For sure - but it's been good enough for a while. Consider the McDonnell Douglas DC-X in 1993: https://en.wikipedia.org/wiki/McDonnell_Douglas_DC-X
DC-XA set a height record of 10,000 feet, and pretty much goes straight up and down. So it proved out most of what Blue Origin's suborbital rocket does, and the last part of what SpaceX's first stage does, but not the re-entry burn and flying a cylinder stuff.
Soviet space shuttle Buran landed automatically from space in 1988 using Soviet-made hardware and software. So I very much doubt that using recent computer chips were essential to land the rocket.
> Adapting these rockets for reusability testing would have meant basically redesigning them from the ground up.

And now they're going to have to do that anyway if they want to compete with SpaceX, so what the GP said is true, it's something established players should have done a long time ago, and they're going to be noncompetitive for a period of time as a result.
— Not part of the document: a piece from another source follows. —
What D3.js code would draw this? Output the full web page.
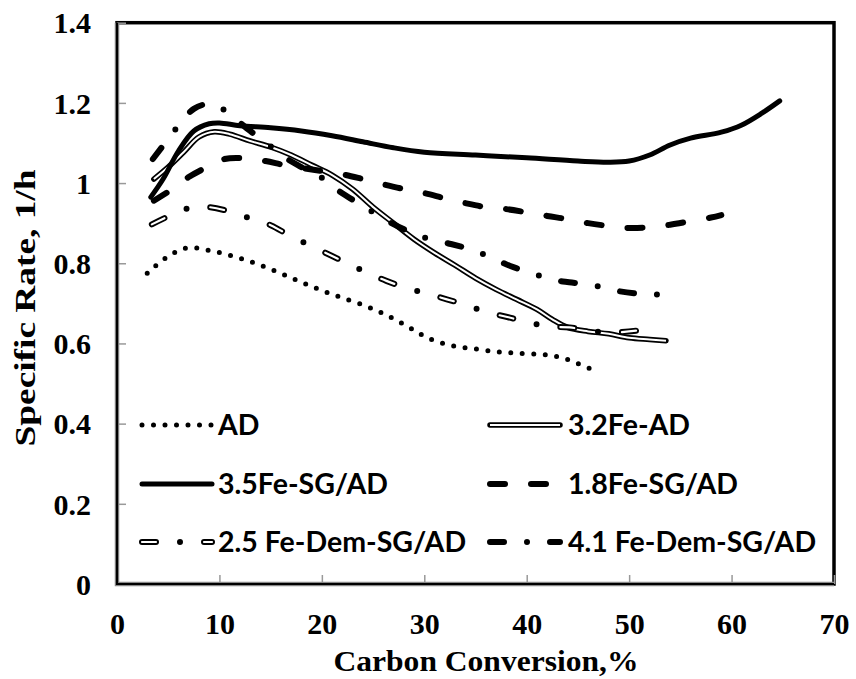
<!DOCTYPE html>
<html>
<head>
<meta charset="utf-8">
<script src="https://cdn.jsdelivr.net/npm/d3@7"></script>
<style>
  body { margin: 0; background: #fff; }
  svg { display: block; }
</style>
</head>
<body>
<div id="chart"></div>
<script>
// series, [carbon conversion %, specific rate 1/h]
var AD = [[2.95,0.775],[4.7,0.812],[6.8,0.838],[9,0.832],[11.3,0.818],[13.5,0.8],[15.7,0.778],
  [17.8,0.755],[19.9,0.733],[22,0.714],[24.3,0.693],[26.3,0.671],[28.4,0.642],[30.4,0.613],
  [32.6,0.595],[34.8,0.587],[37.2,0.579],[39.4,0.575],[41.7,0.572],[43,0.567],[44,0.56],[46.1,0.538]];
var Fe32_AD = [[3.6,1.01],[5,1.04],[6.5,1.077],[8,1.115],[9.5,1.128],[11,1.122],[13,1.105],[15,1.09],
  [17,1.07],[19,1.045],[21,1.02],[23,0.985],[25,0.94],[27,0.9],[29,0.86],[31,0.826],[33,0.795],
  [35,0.763],[37,0.735],[39,0.71],[41,0.685],[42.5,0.66],[44,0.64],[46,0.63],[48,0.624],[50,0.614],
  [52,0.61],[53.6,0.607]];
var Fe35_SG = [[3.3,0.965],[4.5,1.01],[6,1.08],[7.5,1.13],[9,1.148],[10,1.15],[12,1.143],[15,1.138],
  [18,1.13],[21,1.118],[24,1.103],[27,1.088],[30,1.077],[35,1.07],[40,1.063],[45,1.055],[48,1.052],
  [50,1.055],[52,1.07],[54,1.095],[56,1.112],[59,1.127],[61,1.145],[63,1.175],[64.7,1.205]];
var Fe18_SG = [[3.6,0.956],[5.4,0.985],[7,1.015],[8.8,1.04],[10.5,1.06],[12.5,1.062],[14.5,1.055],
  [16.3,1.045],[18,1.038],[20,1.03],[22,1.022],[24,1.01],[26,0.997],[28,0.985],[30,0.975],[32,0.962],
  [34,0.95],[36,0.94],[38,0.935],[40,0.927],[42,0.918],[44,0.91],[46,0.9],[48,0.893],[50,0.888],
  [52,0.89],[54,0.896],[56,0.905],[58,0.914],[59,0.92]];
var Fe25_Dem = [[3.4,0.897],[5.1,0.918],[7.1,0.938],[9,0.94],[11,0.929],[13,0.912],[15,0.895],[17,0.867],
  [19,0.843],[21,0.818],[22.5,0.8],[24.4,0.777],[26.3,0.756],[28.2,0.739],[30.2,0.725],[32.2,0.71],
  [34.1,0.696],[36.1,0.678],[38.1,0.666],[40.1,0.653],[42.2,0.642],[44.2,0.64],[46.3,0.631],
  [48.3,0.627],[50.7,0.632]];
var Fe41_Dem = [[3.5,1.06],[5,1.11],[6.2,1.15],[7.5,1.185],[9,1.198],[10,1.19],[11.3,1.165],[13,1.13],
  [14.6,1.1],[16.2,1.067],[18,1.04],[20,1.013],[21.4,0.985],[23.4,0.952],[25,0.927],[26.8,0.9],
  [28.7,0.877],[30.3,0.862],[32.6,0.848],[34.5,0.835],[36.5,0.815],[38.4,0.793],[40.4,0.777],
  [42.3,0.76],[44.4,0.752],[46.5,0.745],[48.4,0.733],[50.6,0.725],[52.7,0.722],[54.5,0.718]];

var seriesNames = ["AD", "3.2Fe-AD", "3.5Fe-SG/AD", "1.8Fe-SG/AD", "2.5 Fe-Dem-SG/AD", "4.1 Fe-Dem-SG/AD"];
var xTicks = [0, 10, 20, 30, 40, 50, 60, 70];
var yTicks = [0, 0.2, 0.4, 0.6, 0.8, 1, 1.2, 1.4];

// line styles, drawn as stacked strokes
var styles = {
  "AD": [{w: 5, dash: "0 11.5"}],
  "3.2Fe-AD": [{w: 5.5}, {w: 2, color: "#fff", cap: "butt"}],
  "3.5Fe-SG/AD": [{w: 5}],
  "1.8Fe-SG/AD": [{w: 6, dash: "15 26"}],
  "2.5 Fe-Dem-SG/AD": [{w: 6, dash: "14 24 0 24"}, {w: 2.2, color: "#fff", dash: "14 48"}],
  "4.1 Fe-Dem-SG/AD": [{w: 6, dash: "14 23 0 23"}]
};

var width = 856, height = 679;
var margin = {top: 22.7, right: 22, bottom: 95, left: 117};

var svg = d3.select("#chart").append("svg")
  .attr("width", width)
  .attr("height", height);

var x = d3.scaleLinear().domain([0, 70]).range([margin.left, width - margin.right]);
var y = d3.scaleLinear().domain([0, 1.4]).range([height - margin.bottom, margin.top]);

// frame
svg.append("rect")
  .attr("x", x(0)).attr("y", y(1.4))
  .attr("width", x(70) - x(0)).attr("height", y(0) - y(1.4))
  .attr("fill", "none").attr("stroke", "#000").attr("stroke-width", 3.5);

// ticks (inside, grey) and labels
var xAxis = d3.axisBottom(x).tickValues(xTicks).tickSize(-9).tickPadding(29).tickFormat(d3.format("d"));
var yAxis = d3.axisLeft(y).tickValues(yTicks).tickSize(-9).tickPadding(26).tickFormat(function(d) { return d3.format("")(+d.toFixed(1)); });

var gx = svg.append("g").attr("transform", "translate(0," + y(0) + ")").call(xAxis);
var gy = svg.append("g").attr("transform", "translate(" + x(0) + ",0)").call(yAxis);

[gx, gy].forEach(function(g) {
  g.select(".domain").remove();
  g.selectAll(".tick line").attr("stroke", "#999").attr("stroke-width", 1.5);
  g.selectAll(".tick text")
    .attr("fill", "#000")
    .style("font-family", "'Liberation Serif', 'Times New Roman', serif")
    .style("font-weight", "bold")
    .style("font-size", "30px");
});
gx.selectAll(".tick text").attr("dy", "0.71em");
gy.selectAll(".tick text").attr("dy", "0.34em");

// left and bottom axis lines sit over the frame
svg.append("path")
  .attr("d", "M" + x(0) + "," + y(1.4) + "V" + y(0) + "H" + x(70))
  .attr("fill", "none").attr("stroke", "#888").attr("stroke-width", 4.5);
svg.append("path")
  .attr("d", "M" + x(0) + "," + y(1.4) + "V" + y(0) + "H" + x(70))
  .attr("fill", "none").attr("stroke", "#000").attr("stroke-width", 2.2);

// axis titles
svg.append("text")
  .attr("x", 486).attr("y", 671)
  .attr("text-anchor", "middle")
  .attr("textLength", 305).attr("lengthAdjust", "spacingAndGlyphs")
  .style("font-family", "'Liberation Serif', 'Times New Roman', serif")
  .style("font-weight", "bold").style("font-size", "29px")
  .text("Carbon Conversion,%");

svg.append("text")
  .attr("transform", "translate(35,308) rotate(-90)")
  .attr("text-anchor", "middle")
  .attr("textLength", 277).attr("lengthAdjust", "spacingAndGlyphs")
  .style("font-family", "'Liberation Serif', 'Times New Roman', serif")
  .style("font-weight", "bold").style("font-size", "30px")
  .text("Specific Rate, 1/h");

// curves
var line = d3.line()
  .x(function(d) { return x(d[0]); })
  .y(function(d) { return y(d[1]); })
  .curve(d3.curveCatmullRom.alpha(0.5));

var seriesData = [AD, Fe32_AD, Fe35_SG, Fe18_SG, Fe25_Dem, Fe41_Dem];

function drawStroke(sel, layer) {
  sel.attr("fill", "none")
    .attr("stroke", layer.color || "#000")
    .attr("stroke-width", layer.w)
    .attr("stroke-linecap", layer.cap || "round")
    .attr("stroke-linejoin", "round")
    .attr("stroke-dasharray", layer.dash || null);
}

var plot = svg.append("g");
seriesNames.forEach(function(name, i) {
  styles[name].forEach(function(layer) {
    plot.append("path").attr("d", line(seriesData[i])).call(drawStroke, layer);
  });
});

// legend in two columns
var legendRows = [435, 494, 552];
var legendCols = [{x1: 142, x2: 212, tx: 218}, {x1: 490, x2: 560, tx: 568}];
var legend = svg.append("g");
seriesNames.forEach(function(name, i) {
  var col = legendCols[i % 2], base = legendRows[Math.floor(i / 2)];
  var ly = base - 10;
  styles[name].forEach(function(layer) {
    legend.append("path")
      .attr("d", "M" + col.x1 + "," + ly + "H" + col.x2)
      .call(drawStroke, layer);
  });
  legend.append("text")
    .attr("x", col.tx).attr("y", base)
    .style("font-family", "Lato, 'Open Sans', sans-serif")
    .style("font-weight", "bold").style("font-size", "28.5px")
    .text(name);
});
</script>
</body>
</html>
Correct - they just went down the wrong optimization road, so the incremental development program for Falcon 9 landing is nothing they could have replicated.
Yes, sure it was an impressive R&D program that piggy backed on their production runs.

But it was still an expensive program with Grasshopper test vehicles, lots of failed tests and a reduced capacity on the boosters. "Just a little extra fuel" is a great oversimplification, there's much more than that in doing an atmospheric re-entry.

But a marvelous program it has been and I look forward to seeing their future progress.

The real cost of the "extra fuel" was really in making the base rocket big enough to address the majority of the rocket without add-on boosters. Then you always have leftover fuel for more moderately sized satellites. And in terms of design simplicity that might have been worth while before considering reuse.